July 24 - The County Attorney's Office in Zagreb filed a motion for
investigation against Nada (Esperanza) Sakic in Argentina and
suggested pre-trial detention on suspicion that she had committed
war crimes against civilians. The Zagreb County Attorney's Office
charged Nada Sakic with torturing prisoners in the concentration
camp of Stara Gradiska, together with other "Ustasha" officers, in
the period from 1942-1945, which resulted in the deaths of numerous
persons, the number of which was still unknown.
July 24 - County Attorney Radovan Santek made a statement in which
he said that he expected the Ministry of Justice to request the
extradition of Nada Sakic to Croatia from the Argentine authorities
on the grounds of the County Attorney's Office request and the
corresponding legal decision.
July 25 - The Croatian Ministry of Justice announced that it would
institute proceedings for the extradition of Esperanza (Nada)
Sakic to Croatia when legal conditions as well as international
conventions were fulfilled.
July 26 - Efraim Zuruff, Director of the Simon Wiesenthal Center in
Jerusalem, commented on the arrest of Nada Sakic by saying that they
would prefer that she be tried in Croatia.
July 28 - The Supreme Court of the Republic of Croatia decided that
the jurisdiction in the case of Nada Sakic would be transferred from
the County Court in Sisak to the County Court in Zagreb.
July 28 - The County Court in Zagreb decided to conduct an
investigation against the suspect Nada Sakic based on suspicion
that she had committed criminal acts against humanity and
international law, war crime against civilians, and had ordered her
to undergo pre-trial detention.
July 28 - The Ministry of Justice filed a request for the
extradition of Nada Esperanza de Bilanovic-Sakic via diplomatic
channels to the Republic of Argentina following the decision of the
County Court in Zagreb.
July 28 - The president of the County Court in Zagreb appointed
Branko Seric of Zagreb as counsel for the defence.
July 29 - Victor Ramos, Head of the Argentine National Institute
Against Discrimination and Xenophobia, said that the Argentine
government had agreed to extradite Nada Sakic to Croatia.
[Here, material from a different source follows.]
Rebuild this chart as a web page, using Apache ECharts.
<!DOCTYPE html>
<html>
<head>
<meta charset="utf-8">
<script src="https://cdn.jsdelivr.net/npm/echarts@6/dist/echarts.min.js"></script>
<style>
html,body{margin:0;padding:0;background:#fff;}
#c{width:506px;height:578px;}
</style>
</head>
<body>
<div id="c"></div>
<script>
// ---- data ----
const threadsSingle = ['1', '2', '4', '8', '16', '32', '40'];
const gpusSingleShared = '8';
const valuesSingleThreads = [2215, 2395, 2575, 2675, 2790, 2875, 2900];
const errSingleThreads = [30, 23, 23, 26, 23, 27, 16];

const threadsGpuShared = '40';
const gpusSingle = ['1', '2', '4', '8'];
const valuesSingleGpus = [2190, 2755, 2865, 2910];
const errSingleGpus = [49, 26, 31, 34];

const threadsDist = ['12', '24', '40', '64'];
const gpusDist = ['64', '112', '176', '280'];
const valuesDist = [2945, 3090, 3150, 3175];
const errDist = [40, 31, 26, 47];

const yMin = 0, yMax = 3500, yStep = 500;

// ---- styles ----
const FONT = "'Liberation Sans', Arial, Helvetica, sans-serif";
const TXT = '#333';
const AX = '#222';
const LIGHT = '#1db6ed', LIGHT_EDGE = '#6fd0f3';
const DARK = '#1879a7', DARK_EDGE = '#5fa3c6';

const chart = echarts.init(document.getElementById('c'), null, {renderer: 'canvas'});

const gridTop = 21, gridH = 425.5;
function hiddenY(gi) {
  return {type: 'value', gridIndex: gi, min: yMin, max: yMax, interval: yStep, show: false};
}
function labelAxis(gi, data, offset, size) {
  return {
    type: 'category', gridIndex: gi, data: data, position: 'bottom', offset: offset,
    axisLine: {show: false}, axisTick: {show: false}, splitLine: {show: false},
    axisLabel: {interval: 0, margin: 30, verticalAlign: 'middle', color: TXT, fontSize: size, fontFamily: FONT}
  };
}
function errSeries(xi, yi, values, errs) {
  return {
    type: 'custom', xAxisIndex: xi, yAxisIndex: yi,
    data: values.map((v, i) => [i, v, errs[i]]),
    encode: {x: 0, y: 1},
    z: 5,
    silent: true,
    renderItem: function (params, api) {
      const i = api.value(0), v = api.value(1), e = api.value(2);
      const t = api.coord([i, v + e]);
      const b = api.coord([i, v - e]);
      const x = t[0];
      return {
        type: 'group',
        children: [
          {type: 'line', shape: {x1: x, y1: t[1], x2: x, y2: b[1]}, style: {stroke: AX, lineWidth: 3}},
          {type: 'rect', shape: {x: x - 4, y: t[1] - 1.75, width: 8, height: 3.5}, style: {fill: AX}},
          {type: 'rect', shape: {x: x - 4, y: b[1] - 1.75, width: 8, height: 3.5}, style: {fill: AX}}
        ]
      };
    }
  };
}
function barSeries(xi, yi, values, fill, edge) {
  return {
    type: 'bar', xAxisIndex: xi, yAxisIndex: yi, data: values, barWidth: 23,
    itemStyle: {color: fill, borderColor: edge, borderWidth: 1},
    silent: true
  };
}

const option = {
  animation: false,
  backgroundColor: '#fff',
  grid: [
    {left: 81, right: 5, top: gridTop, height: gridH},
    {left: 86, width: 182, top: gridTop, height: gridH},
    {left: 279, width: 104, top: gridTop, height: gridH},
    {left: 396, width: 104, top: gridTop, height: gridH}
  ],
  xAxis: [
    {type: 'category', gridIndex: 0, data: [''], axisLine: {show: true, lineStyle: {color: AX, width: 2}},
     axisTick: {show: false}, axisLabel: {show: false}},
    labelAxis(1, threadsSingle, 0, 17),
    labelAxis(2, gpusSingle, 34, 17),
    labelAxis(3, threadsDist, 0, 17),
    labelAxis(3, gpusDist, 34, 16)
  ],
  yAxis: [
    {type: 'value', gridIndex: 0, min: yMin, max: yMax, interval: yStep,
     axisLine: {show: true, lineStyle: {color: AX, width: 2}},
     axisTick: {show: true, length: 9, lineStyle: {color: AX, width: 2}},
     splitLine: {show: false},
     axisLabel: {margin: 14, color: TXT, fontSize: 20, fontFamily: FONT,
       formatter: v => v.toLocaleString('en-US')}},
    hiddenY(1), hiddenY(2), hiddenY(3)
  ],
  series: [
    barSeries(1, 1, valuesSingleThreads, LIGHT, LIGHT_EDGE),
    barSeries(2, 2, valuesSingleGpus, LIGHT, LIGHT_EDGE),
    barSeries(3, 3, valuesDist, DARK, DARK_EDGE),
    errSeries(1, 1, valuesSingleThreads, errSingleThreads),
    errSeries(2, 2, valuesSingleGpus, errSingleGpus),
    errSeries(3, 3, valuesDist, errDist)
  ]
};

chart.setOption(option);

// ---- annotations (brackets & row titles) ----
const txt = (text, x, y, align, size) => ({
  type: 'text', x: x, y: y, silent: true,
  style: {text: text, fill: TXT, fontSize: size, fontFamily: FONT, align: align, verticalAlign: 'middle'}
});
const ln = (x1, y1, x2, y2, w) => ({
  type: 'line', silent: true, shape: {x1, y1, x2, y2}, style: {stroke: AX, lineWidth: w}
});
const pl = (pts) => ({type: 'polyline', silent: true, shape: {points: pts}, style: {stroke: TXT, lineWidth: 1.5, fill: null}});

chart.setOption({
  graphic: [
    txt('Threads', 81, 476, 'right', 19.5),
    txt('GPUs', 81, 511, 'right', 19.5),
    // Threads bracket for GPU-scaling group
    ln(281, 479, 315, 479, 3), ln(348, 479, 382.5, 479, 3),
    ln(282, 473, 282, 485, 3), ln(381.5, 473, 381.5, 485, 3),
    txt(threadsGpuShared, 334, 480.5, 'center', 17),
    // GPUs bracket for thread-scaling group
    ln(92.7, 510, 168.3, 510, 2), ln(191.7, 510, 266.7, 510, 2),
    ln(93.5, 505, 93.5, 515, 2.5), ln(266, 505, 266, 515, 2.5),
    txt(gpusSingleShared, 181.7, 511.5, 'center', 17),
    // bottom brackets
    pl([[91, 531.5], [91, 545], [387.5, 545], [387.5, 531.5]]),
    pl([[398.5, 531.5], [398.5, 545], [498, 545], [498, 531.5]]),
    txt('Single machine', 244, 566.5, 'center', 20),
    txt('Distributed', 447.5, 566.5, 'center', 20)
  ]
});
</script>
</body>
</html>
He also
said that they had declined the request made by the Federal Republic
of Yugoslavia for her extradition on the grounds that the acts for
which the suspect was charged had been committed on the territory of
today's Republic of Croatia.
July 30 - Branko Seric, the appointed counsel for the defence,
lodged a complaint with the County Court against the decision to
conduct an investigation and order pre-trial detention for Nada
Sakic on the grounds that there was not a single piece of evidence
that would justify the suspicion that the defendant, alone or with
other officials of the "Ustasha" body that ran the camp, had
committed the crimes for which she was accused.
August 6 - The Outstanding County Court Council in Zagreb rejected
the complaint of the defence counsel Seric's decision to conduct an
investigation.
August 21 - The president of Argentina signed the decision on the
extradition of Esperanza Tambic de Bilanovic Sakic to Croatia.
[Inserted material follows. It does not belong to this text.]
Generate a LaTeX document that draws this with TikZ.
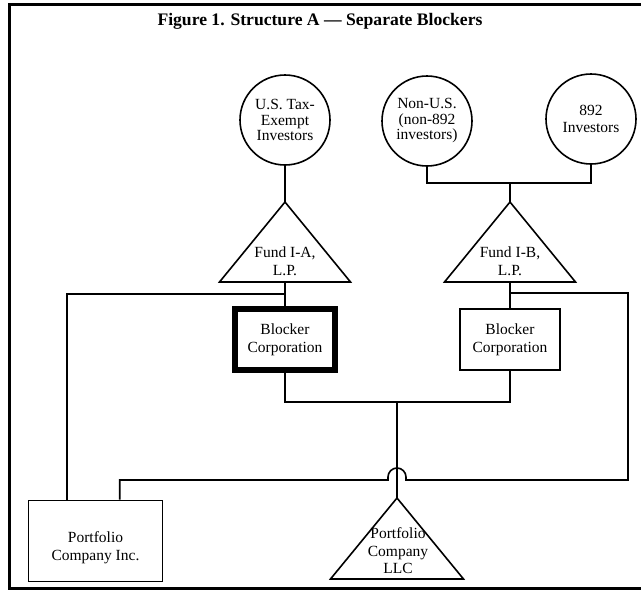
\documentclass[tikz,border=0pt]{standalone}
\usepackage{fontspec}
\setmainfont{Liberation Serif}
\usetikzlibrary{calc}
\begin{document}
\begin{tikzpicture}[x=1pt,y=-1pt,line width=1.6pt,
  txt/.style={align=center,inner sep=0pt,font=\fontsize{15.5}{18}\selectfont},
  inv/.style={txt,draw,circle,minimum size=90pt,font=\fontsize{15.5}{15.5}\selectfont},
  blk/.style={txt,draw,rectangle,minimum width=100pt,minimum height=61pt}]
\tikzstyle{tri}=[line join=miter]
\useasboundingbox (0,0) rectangle (641,592);
\draw[line width=3pt] (646,4) -| (9,588) -- (646,588);
\node (title) at (320,21) {\fontsize{17.6}{20}\selectfont\bfseries Figure 1. Structure A --- Separate Blockers};
\node[inv] (ute) at (285,120) {U.S. Tax-\\Exempt\\Investors};
\node[inv] (nonus) at (427,121) {Non-U.S.\\(non-892\\investors)};
\node[inv,font=\fontsize{15.5}{17}\selectfont] (i892) at (591,119) {892\\Investors};
\coordinate (fiaTop) at (285,202);
\coordinate (fibTop) at (510,202);
\coordinate (llcTop) at (397,498);
\draw[tri] (fiaTop) -- ++(-65.5,80) -- ++(131,0) -- cycle;
\draw[tri] (fibTop) -- ++(-65.5,80) -- ++(131,0) -- cycle;
\draw[tri] (llcTop) -- ++(-66.5,81) -- ++(133,0) -- cycle;
\node[txt] (fia) at (285,261) {Fund I-A,\\L.P.};
\node[txt] (fib) at (510,261) {Fund I-B,\\L.P.};
\node[txt,font=\fontsize{15.5}{17.5}\selectfont] (llc) at (398,551) {Portfolio\\Company\\LLC};
\node[blk,line width=6pt] (blkA) at (285,339.5) {Blocker\\Corporation};
\node[blk] (blkB) at (510,339.5) {Blocker\\Corporation};
\node[blk,minimum width=134pt,minimum height=81pt] (pci) at (95.5,541) {\rule{0pt}{24pt}Portfolio\\Company Inc.};
\coordinate (fibBar) at (510,183);
\coordinate (aJoin) at (285,294);
\coordinate (bJoin) at (510,293);
\coordinate (llcJoin) at (397,402);
\coordinate (hop) at (397,480);
\coordinate (rtEdge) at (628,480);
\draw (ute) -- (fiaTop);
\draw (nonus.south) |- (fibBar) -| (i892.south);
\draw (fibBar) -- (fibTop);
\draw (fiaTop) ++(0,80) -- (blkA.north);
\draw (fibTop) ++(0,80) -- (blkB.north);
\draw (aJoin) -| ([xshift=39pt]pci.north west);
\draw (blkA.south) |- (llcJoin) -| (blkB.south);
\draw (llcJoin) -- (llcTop);
\draw ([xshift=92pt]pci.north west) |- ([xshift=-9pt]hop) -- ++(0,-3)
  arc[start angle=180,end angle=360,radius=9] -- ++(0,3) -- (rtEdge) |- (bJoin);
\end{tikzpicture}
\end{document}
August 25 - The Ministry of Justice confirmed that the Croatian
Embassy in Buenos Aires had been informed on August 23 that the
president of Argentina had signed the decision on extradition of
Nada Sakic to Croatia.
October 6 - The Croatian Embassy in Argentina received a formal
notice from the Argentine Foreign Ministry stating that the
extradition of Nada Sakic to Croatia was permitted.